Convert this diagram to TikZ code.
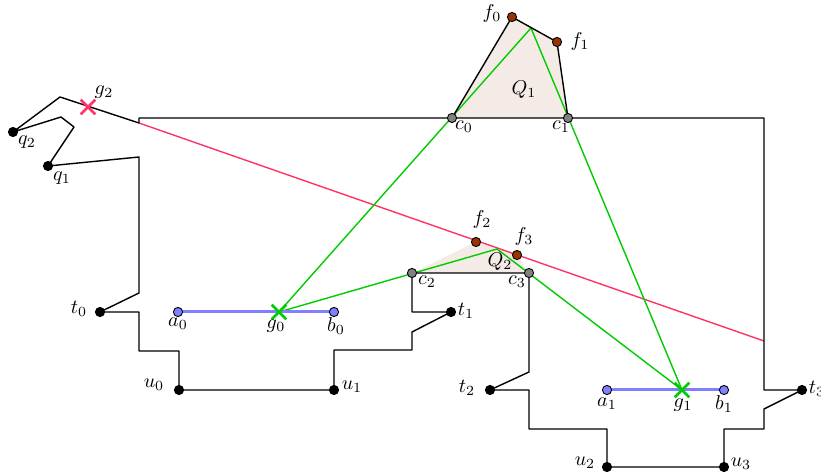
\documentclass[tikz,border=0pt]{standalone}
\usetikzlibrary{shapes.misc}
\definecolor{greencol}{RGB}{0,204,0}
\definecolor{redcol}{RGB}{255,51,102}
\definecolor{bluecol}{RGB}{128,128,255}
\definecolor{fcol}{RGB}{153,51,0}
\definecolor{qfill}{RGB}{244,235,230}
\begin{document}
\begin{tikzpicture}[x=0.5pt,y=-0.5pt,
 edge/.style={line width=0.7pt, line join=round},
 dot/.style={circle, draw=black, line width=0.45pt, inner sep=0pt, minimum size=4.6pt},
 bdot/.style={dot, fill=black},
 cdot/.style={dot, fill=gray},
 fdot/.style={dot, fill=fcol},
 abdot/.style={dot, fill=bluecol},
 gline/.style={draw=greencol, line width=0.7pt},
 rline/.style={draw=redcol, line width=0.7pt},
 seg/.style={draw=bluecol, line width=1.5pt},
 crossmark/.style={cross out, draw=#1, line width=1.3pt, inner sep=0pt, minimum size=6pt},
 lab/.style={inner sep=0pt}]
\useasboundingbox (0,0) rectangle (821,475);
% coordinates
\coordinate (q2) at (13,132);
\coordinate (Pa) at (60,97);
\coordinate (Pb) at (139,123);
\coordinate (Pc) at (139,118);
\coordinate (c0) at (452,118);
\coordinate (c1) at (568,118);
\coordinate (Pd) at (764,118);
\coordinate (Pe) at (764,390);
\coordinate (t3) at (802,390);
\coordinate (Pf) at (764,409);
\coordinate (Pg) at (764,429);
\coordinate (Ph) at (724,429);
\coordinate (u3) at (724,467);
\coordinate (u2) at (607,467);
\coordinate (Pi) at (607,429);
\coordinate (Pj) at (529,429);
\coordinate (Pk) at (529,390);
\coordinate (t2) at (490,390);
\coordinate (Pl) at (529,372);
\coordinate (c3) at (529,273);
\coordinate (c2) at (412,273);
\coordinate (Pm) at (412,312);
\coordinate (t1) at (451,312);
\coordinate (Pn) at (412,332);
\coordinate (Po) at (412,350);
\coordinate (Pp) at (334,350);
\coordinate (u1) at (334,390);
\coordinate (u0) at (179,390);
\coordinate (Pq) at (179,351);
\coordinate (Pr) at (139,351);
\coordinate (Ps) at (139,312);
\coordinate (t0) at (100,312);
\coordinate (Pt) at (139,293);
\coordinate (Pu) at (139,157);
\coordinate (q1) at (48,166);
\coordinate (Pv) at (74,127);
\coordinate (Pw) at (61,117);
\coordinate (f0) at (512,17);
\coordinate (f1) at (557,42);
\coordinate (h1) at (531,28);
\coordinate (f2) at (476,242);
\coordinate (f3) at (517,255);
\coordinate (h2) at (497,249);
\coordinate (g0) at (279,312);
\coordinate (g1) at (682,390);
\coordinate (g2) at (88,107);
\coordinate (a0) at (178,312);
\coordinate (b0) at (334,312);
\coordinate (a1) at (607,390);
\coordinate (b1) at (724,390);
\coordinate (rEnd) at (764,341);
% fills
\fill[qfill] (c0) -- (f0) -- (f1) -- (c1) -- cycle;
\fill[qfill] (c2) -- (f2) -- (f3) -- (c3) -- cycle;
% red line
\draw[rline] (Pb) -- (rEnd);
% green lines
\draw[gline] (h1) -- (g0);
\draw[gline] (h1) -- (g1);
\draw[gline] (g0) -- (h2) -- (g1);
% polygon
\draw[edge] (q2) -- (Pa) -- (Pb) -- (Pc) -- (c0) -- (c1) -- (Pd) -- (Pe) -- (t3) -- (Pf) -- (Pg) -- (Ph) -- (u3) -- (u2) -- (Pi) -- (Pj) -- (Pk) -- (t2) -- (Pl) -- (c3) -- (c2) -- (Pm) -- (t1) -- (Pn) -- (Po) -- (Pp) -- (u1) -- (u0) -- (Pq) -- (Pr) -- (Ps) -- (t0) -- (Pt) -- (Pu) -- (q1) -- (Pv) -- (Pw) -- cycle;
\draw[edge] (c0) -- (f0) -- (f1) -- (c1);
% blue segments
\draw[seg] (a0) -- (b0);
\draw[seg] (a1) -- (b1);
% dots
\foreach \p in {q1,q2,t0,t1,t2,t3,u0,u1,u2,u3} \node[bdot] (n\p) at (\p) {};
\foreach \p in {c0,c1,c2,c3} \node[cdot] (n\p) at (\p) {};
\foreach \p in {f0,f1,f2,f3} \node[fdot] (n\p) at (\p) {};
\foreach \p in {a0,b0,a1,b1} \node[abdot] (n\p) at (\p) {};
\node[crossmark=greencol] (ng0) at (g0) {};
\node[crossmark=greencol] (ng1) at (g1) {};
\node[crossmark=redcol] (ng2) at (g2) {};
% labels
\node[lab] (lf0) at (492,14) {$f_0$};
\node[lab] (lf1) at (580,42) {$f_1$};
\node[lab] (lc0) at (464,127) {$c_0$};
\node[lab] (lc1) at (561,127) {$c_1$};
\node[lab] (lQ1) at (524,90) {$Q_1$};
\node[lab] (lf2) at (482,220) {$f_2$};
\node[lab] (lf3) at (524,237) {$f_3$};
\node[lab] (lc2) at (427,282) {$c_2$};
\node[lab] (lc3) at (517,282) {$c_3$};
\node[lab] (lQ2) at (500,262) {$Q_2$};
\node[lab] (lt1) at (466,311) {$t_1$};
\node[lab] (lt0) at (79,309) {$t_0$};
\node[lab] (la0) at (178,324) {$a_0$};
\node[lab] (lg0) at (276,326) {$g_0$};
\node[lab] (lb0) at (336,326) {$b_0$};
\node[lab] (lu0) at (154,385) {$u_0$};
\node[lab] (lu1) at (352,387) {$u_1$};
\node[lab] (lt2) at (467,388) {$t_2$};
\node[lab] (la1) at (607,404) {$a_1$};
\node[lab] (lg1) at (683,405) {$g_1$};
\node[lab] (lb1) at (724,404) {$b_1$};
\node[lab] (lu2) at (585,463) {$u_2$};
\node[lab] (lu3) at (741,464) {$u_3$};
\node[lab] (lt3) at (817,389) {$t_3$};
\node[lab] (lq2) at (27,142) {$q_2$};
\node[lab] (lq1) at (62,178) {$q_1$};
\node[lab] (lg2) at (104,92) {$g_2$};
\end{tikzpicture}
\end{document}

## What you will do
Leave out the pictures and print every line of the data exactly.

## Solution for this problem
Convert this diagram to TikZ code.
\documentclass[tikz,border=0pt]{standalone}
\usetikzlibrary{shapes.misc}
\definecolor{greencol}{RGB}{0,204,0}
\definecolor{redcol}{RGB}{255,51,102}
\definecolor{bluecol}{RGB}{128,128,255}
\definecolor{fcol}{RGB}{153,51,0}
\definecolor{qfill}{RGB}{244,235,230}
\begin{document}
\begin{tikzpicture}[x=0.5pt,y=-0.5pt,
 edge/.style={line width=0.7pt, line join=round},
 dot/.style={circle, draw=black, line width=0.45pt, inner sep=0pt, minimum size=4.6pt},
 bdot/.style={dot, fill=black},
 cdot/.style={dot, fill=gray},
 fdot/.style={dot, fill=fcol},
 abdot/.style={dot, fill=bluecol},
 gline/.style={draw=greencol, line width=0.7pt},
 rline/.style={draw=redcol, line width=0.7pt},
 seg/.style={draw=bluecol, line width=1.5pt},
 crossmark/.style={cross out, draw=#1, line width=1.3pt, inner sep=0pt, minimum size=6pt},
 lab/.style={inner sep=0pt}]
\useasboundingbox (0,0) rectangle (821,475);
% coordinates
\coordinate (q2) at (13,132);
\coordinate (Pa) at (60,97);
\coordinate (Pb) at (139,123);
\coordinate (Pc) at (139,118);
\coordinate (c0) at (452,118);
\coordinate (c1) at (568,118);
\coordinate (Pd) at (764,118);
\coordinate (Pe) at (764,390);
\coordinate (t3) at (802,390);
\coordinate (Pf) at (764,409);
\coordinate (Pg) at (764,429);
\coordinate (Ph) at (724,429);
\coordinate (u3) at (724,467);
\coordinate (u2) at (607,467);
\coordinate (Pi) at (607,429);
\coordinate (Pj) at (529,429);
\coordinate (Pk) at (529,390);
\coordinate (t2) at (490,390);
\coordinate (Pl) at (529,372);
\coordinate (c3) at (529,273);
\coordinate (c2) at (412,273);
\coordinate (Pm) at (412,312);
\coordinate (t1) at (451,312);
\coordinate (Pn) at (412,332);
\coordinate (Po) at (412,350);
\coordinate (Pp) at (334,350);
\coordinate (u1) at (334,390);
\coordinate (u0) at (179,390);
\coordinate (Pq) at (179,351);
\coordinate (Pr) at (139,351);
\coordinate (Ps) at (139,312);
\coordinate (t0) at (100,312);
\coordinate (Pt) at (139,293);
\coordinate (Pu) at (139,157);
\coordinate (q1) at (48,166);
\coordinate (Pv) at (74,127);
\coordinate (Pw) at (61,117);
\coordinate (f0) at (512,17);
\coordinate (f1) at (557,42);
\coordinate (h1) at (531,28);
\coordinate (f2) at (476,242);
\coordinate (f3) at (517,255);
\coordinate (h2) at (497,249);
\coordinate (g0) at (279,312);
\coordinate (g1) at (682,390);
\coordinate (g2) at (88,107);
\coordinate (a0) at (178,312);
\coordinate (b0) at (334,312);
\coordinate (a1) at (607,390);
\coordinate (b1) at (724,390);
\coordinate (rEnd) at (764,341);
% fills
\fill[qfill] (c0) -- (f0) -- (f1) -- (c1) -- cycle;
\fill[qfill] (c2) -- (f2) -- (f3) -- (c3) -- cycle;
% red line
\draw[rline] (Pb) -- (rEnd);
% green lines
\draw[gline] (h1) -- (g0);
\draw[gline] (h1) -- (g1);
\draw[gline] (g0) -- (h2) -- (g1);
% polygon
\draw[edge] (q2) -- (Pa) -- (Pb) -- (Pc) -- (c0) -- (c1) -- (Pd) -- (Pe) -- (t3) -- (Pf) -- (Pg) -- (Ph) -- (u3) -- (u2) -- (Pi) -- (Pj) -- (Pk) -- (t2) -- (Pl) -- (c3) -- (c2) -- (Pm) -- (t1) -- (Pn) -- (Po) -- (Pp) -- (u1) -- (u0) -- (Pq) -- (Pr) -- (Ps) -- (t0) -- (Pt) -- (Pu) -- (q1) -- (Pv) -- (Pw) -- cycle;
\draw[edge] (c0) -- (f0) -- (f1) -- (c1);
% blue segments
\draw[seg] (a0) -- (b0);
\draw[seg] (a1) -- (b1);
% dots
\foreach \p in {q1,q2,t0,t1,t2,t3,u0,u1,u2,u3} \node[bdot] (n\p) at (\p) {};
\foreach \p in {c0,c1,c2,c3} \node[cdot] (n\p) at (\p) {};
\foreach \p in {f0,f1,f2,f3} \node[fdot] (n\p) at (\p) {};
\foreach \p in {a0,b0,a1,b1} \node[abdot] (n\p) at (\p) {};
\node[crossmark=greencol] (ng0) at (g0) {};
\node[crossmark=greencol] (ng1) at (g1) {};
\node[crossmark=redcol] (ng2) at (g2) {};
% labels
\node[lab] (lf0) at (492,14) {$f_0$};
\node[lab] (lf1) at (580,42) {$f_1$};
\node[lab] (lc0) at (464,127) {$c_0$};
\node[lab] (lc1) at (561,127) {$c_1$};
\node[lab] (lQ1) at (524,90) {$Q_1$};
\node[lab] (lf2) at (482,220) {$f_2$};
\node[lab] (lf3) at (524,237) {$f_3$};
\node[lab] (lc2) at (427,282) {$c_2$};
\node[lab] (lc3) at (517,282) {$c_3$};
\node[lab] (lQ2) at (500,262) {$Q_2$};
\node[lab] (lt1) at (466,311) {$t_1$};
\node[lab] (lt0) at (79,309) {$t_0$};
\node[lab] (la0) at (178,324) {$a_0$};
\node[lab] (lg0) at (276,326) {$g_0$};
\node[lab] (lb0) at (336,326) {$b_0$};
\node[lab] (lu0) at (154,385) {$u_0$};
\node[lab] (lu1) at (352,387) {$u_1$};
\node[lab] (lt2) at (467,388) {$t_2$};
\node[lab] (la1) at (607,404) {$a_1$};
\node[lab] (lg1) at (683,405) {$g_1$};
\node[lab] (lb1) at (724,404) {$b_1$};
\node[lab] (lu2) at (585,463) {$u_2$};
\node[lab] (lu3) at (741,464) {$u_3$};
\node[lab] (lt3) at (817,389) {$t_3$};
\node[lab] (lq2) at (27,142) {$q_2$};
\node[lab] (lq1) at (62,178) {$q_1$};
\node[lab] (lg2) at (104,92) {$g_2$};
\end{tikzpicture}
\end{document}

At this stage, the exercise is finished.